Se a longa crise política e econômica fez retroceder o otimismo quanto às perspectivas do desenvolvimento brasileiro, também sofre duro golpe a crença no que se considerava uma das conquistas mais preciosas deste início de século –a redução expressiva da vergonhosa desigualdade social do país.
Estudos mais recentes , que ampliam o escopo dos dados analisados, põem em xeque a afirmação, particularmente cara às administrações petistas, de que a distância entre ricos e pobres encurtou no período da expansão acelerada da economia e dos programas de assistência social.
De início, é preciso esclarecer do que se está falando. Não resta dúvida de que os ganhos de todos os estratos aumentaram nos anos de bonança. Entretanto acreditava-se que a base da pirâmide social, e não o topo , havia se apropriado da maior parte da renda gerada.
Agora, há sinais convincentes de que a fatia dos mais abonados no Produto Interno Bruto é muito maior do que se calculava –e, pior, parece ter crescido.
Como se pode chegar a conclusões tão discrepantes, opostas mesmo, em tema que tanto mobiliza os mundos acadêmico e político?
Apenas parte da resposta está na propaganda obstinada dos governos Luiz Inácio Lula da Silva e Dilma Rousseff, aos quais era vital demonstrar que a esquerda no poder fazia a sempre prometida distribuição da riqueza nacional.
Tal retórica amparava-se, porém, em números concretos. As medições de então verificavam a evolução do rendimento habitual declarado pelos entrevistados nas pesquisas periódicas, por amostragem, realizadas pelo IBGE.
Com base em tal procedimento, aceito em todo o mundo, estimou-se que a participação dos 10% mais ricos na renda total brasileira havia caído de 47,4%, em 2001, para 40,9% em 2014.
No entanto essa metodologia tende a subestimar os valores recebidos pelos estratos sociais mais elevados –em especial, daqueles que dispõem não apenas dos frutos do trabalho mas também do capital (aluguéis, juros, dividendos).
Remunerações do gênero muitas vezes não são informadas aos pesquisadores por razões diferentes, incluindo o mero desconhecimento das cifras precisas.
Para sanar a deficiência, tem se tornado mais frequente o uso de dados informados nas declarações do Imposto de Renda das pessoas físicas. O expediente, que envolve algumas dificuldades de ordem técnica, mostra resultados espantosos –e não no bom sentido.
Um trabalho publicado em 2016 pelo pesquisador Pedro Souza , por exemplo, concluiu que a renda apropriada pelos 15% mais afluentes ficou de estável a ligeiramente maior entre 2006 e 2013.
Agora, um estudo de Marc Morgan, do World Wealth and Income Database (instituto codirigido pelo economista Thomas Piketty) apresenta um levantamento mais extenso. Nele se aponta que os 10% mais ricos da população ficaram com descomunais 54,3% da renda gerada em 2001 e 55,3% em 2015.

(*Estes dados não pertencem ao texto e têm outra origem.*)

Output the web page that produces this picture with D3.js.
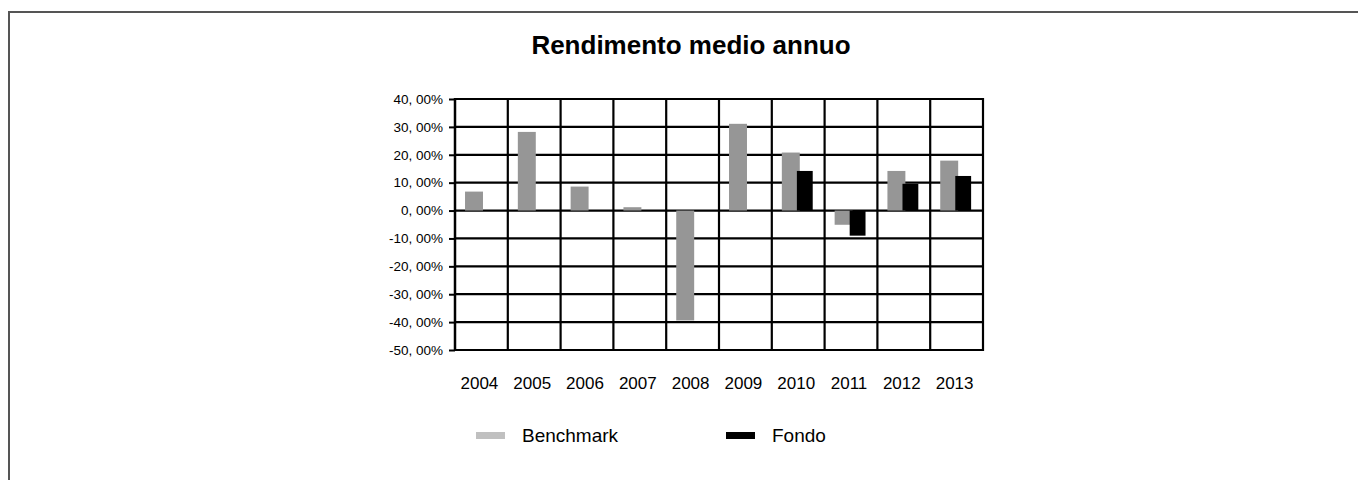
<!DOCTYPE html>
<html>
<head>
<meta charset="utf-8">
<script src="https://cdn.jsdelivr.net/npm/d3@7"></script>
<style>
	body { margin: 0; background: #fff; }
	text { font-family: "Liberation Sans", Arial, sans-serif; }
</style>
</head>
<body>
<div id="chart"></div>
<script>
// dati
var years = ['2004','2005','2006','2007','2008','2009','2010','2011','2012','2013'];
var benchmark = [6.8, 28.2, 8.6, 1.2, -39.4, 31.1, 20.8, -5.1, 14.2, 17.9];
var fondo = [null, null, null, null, null, null, 14.2, -9.0, 9.6, 12.4];
var yTicks = [40, 30, 20, 10, 0, -10, -20, -30, -40, -50];
var yTickLabels = ['40, 00%','30, 00%','20, 00%','10, 00%','0, 00%','-10, 00%','-20, 00%','-30, 00%','-40, 00%','-50, 00%'];
var seriesNames = ['Benchmark', 'Fondo'];

window.onload = function () {
	var W = 1358, H = 480,
		plot = {left: 455, right: 983, top: 99, bottom: 350};

	var svg = d3.select('#chart')
		.append('svg')
			.attr('width', W)
			.attr('height', H);

	// cornice esterna (solo lato sinistro e alto visibili)
	svg.append('path')
		.attr('d', 'M9,' + H + 'V12H' + W)
		.attr('fill', 'none')
		.attr('stroke', '#555')
		.attr('stroke-width', 2);

	svg.append('text')
		.attr('x', 691)
		.attr('y', 54)
		.attr('text-anchor', 'middle')
		.style('font-size', '26px')
		.style('font-weight', 'bold')
		.text('Rendimento medio annuo');

	var x = d3.scaleBand()
		.domain(years)
		.range([plot.left, plot.right])
		.padding(0);

	var y = d3.scaleLinear()
		.domain([-50, 40])
		.range([plot.bottom, plot.top]);

	var bw = x.bandwidth();

	// griglia orizzontale + asse y
	var yAxis = d3.axisLeft(y)
		.tickValues(yTicks)
		.tickFormat(function (d, i) { return yTickLabels[i]; })
		.tickSize(6)
		.tickPadding(6);

	var gy = svg.append('g')
		.attr('transform', 'translate(' + plot.left + ',0)')
		.call(yAxis);
	gy.select('.domain').remove();
	gy.selectAll('line').attr('stroke', '#000').attr('stroke-width', 2);
	gy.selectAll('text')
		.style('font-family', '"Liberation Sans", Arial, sans-serif')
		.style('font-size', '13.5px')
		.attr('fill', '#000');

	svg.append('g').selectAll('line')
		.data(yTicks)
		.enter().append('line')
			.attr('x1', plot.left)
			.attr('x2', plot.right)
			.attr('y1', function (d) { return y(d); })
			.attr('y2', function (d) { return y(d); })
			.attr('stroke', '#000')
			.attr('stroke-width', 2.2);

	// linee verticali tra le categorie
	var edges = years.map(function (d) { return x(d); }).concat([plot.right]);
	svg.append('g').selectAll('line')
		.data(edges)
		.enter().append('line')
			.attr('x1', function (d) { return d; })
			.attr('x2', function (d) { return d; })
			.attr('y1', plot.top - 1)
			.attr('y2', plot.bottom + 1)
			.attr('stroke', '#000')
			.attr('stroke-width', function (d, i) { return i === 0 ? 2.5 : 2.2; });

	// barre
	svg.append('g').selectAll('rect')
		.data(benchmark)
		.enter().append('rect')
			.attr('x', function (d, i) { return x(years[i]) + bw * 0.19; })
			.attr('width', bw * 0.34)
			.attr('y', function (d) { return y(Math.max(0, d)); })
			.attr('height', function (d) { return Math.abs(y(d) - y(0)); })
			.attr('fill', '#969696');

	svg.append('g').selectAll('rect')
		.data(fondo.map(function (v, i) { return {v: v, year: years[i]}; })
			.filter(function (d) { return d.v !== null; }))
		.enter().append('rect')
			.attr('x', function (d) { return x(d.year) + bw * 0.475; })
			.attr('width', bw * 0.3)
			.attr('y', function (d) { return y(Math.max(0, d.v)); })
			.attr('height', function (d) { return Math.abs(y(d.v) - y(0)); })
			.attr('fill', '#000');

	// etichette anni
	var xAxis = d3.axisBottom(x).tickSize(0).tickPadding(0);
	var gx = svg.append('g')
		.attr('transform', 'translate(-2,377)')
		.call(xAxis);
	gx.select('.domain').remove();
	gx.selectAll('text')
		.style('font-family', '"Liberation Sans", Arial, sans-serif')
		.style('font-size', '17px')
		.attr('fill', '#000');

	// legenda
	var legColors = ['#c0c0c0', '#000'];
	var legX = [476, 726];
	var leg = svg.append('g').selectAll('g')
		.data(seriesNames)
		.enter().append('g')
			.attr('transform', function (d, i) { return 'translate(' + legX[i] + ',432)'; });
	leg.append('rect')
		.attr('width', 29)
		.attr('height', 7)
		.attr('fill', function (d, i) { return legColors[i]; });
	leg.append('text')
		.attr('x', 46)
		.attr('y', 10)
		.style('font-size', '19px')
		.text(function (d) { return d; });
};
</script>
</body>
</html>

A estatística, ainda que não possa ser tomada como definitiva, é plausível o bastante para produzir uma frustração que transcende em muito as querelas partidárias. Está em jogo, afinal, um dos objetivos centrais da redemocratização e do texto constitucional de 1988.
De mais favorável, pode-se dizer que a distribuição dos rendimentos do trabalho de fato melhorou a partir da década passada.
A desigualdade entre os 90% da base da pirâmide baixou por influência dos reajustes do salário mínimo, da expansão do acesso ao ensino e da redução de iniquidades entre homens e mulheres, negros e brancos, campo e cidade.
Programas como o Bolsa Família decerto tiveram papel relevante em reduzir a miséria, mas efeito minúsculo na divisão total do PIB.
A fim de dar conta do desafio, será necessário investimento certeiro na infraestrutura econômica das regiões mais carentes, de forma a integrar amplas camadas de sua população ao mercado. Fundamentais para tanto serão a melhora de qualidade e a expansão do ensino em todos os níveis.
Impõe-se o combate aoacesso privilegiado da elite a recursos públicos , do crédito subsidiado até as benesses da alta burocracia, incluindo salários e aposentadorias.
É evidente, por fim, que renda e patrimônio são pouco tributados no Brasil, onde a carga de impostos se concentra em demasia no consumo de bens e serviços. O debate em torno de uma taxação mais progressiva ainda não alcançou a dimensão e a seriedade que merece.
Parecemos fadados a uma revisão da história recente de nossas mazelas econômicas e sociais. Com enorme atraso, constatamos que ainda sabemos pouco a respeito da desigualdade que é marca do país desde seus primórdios.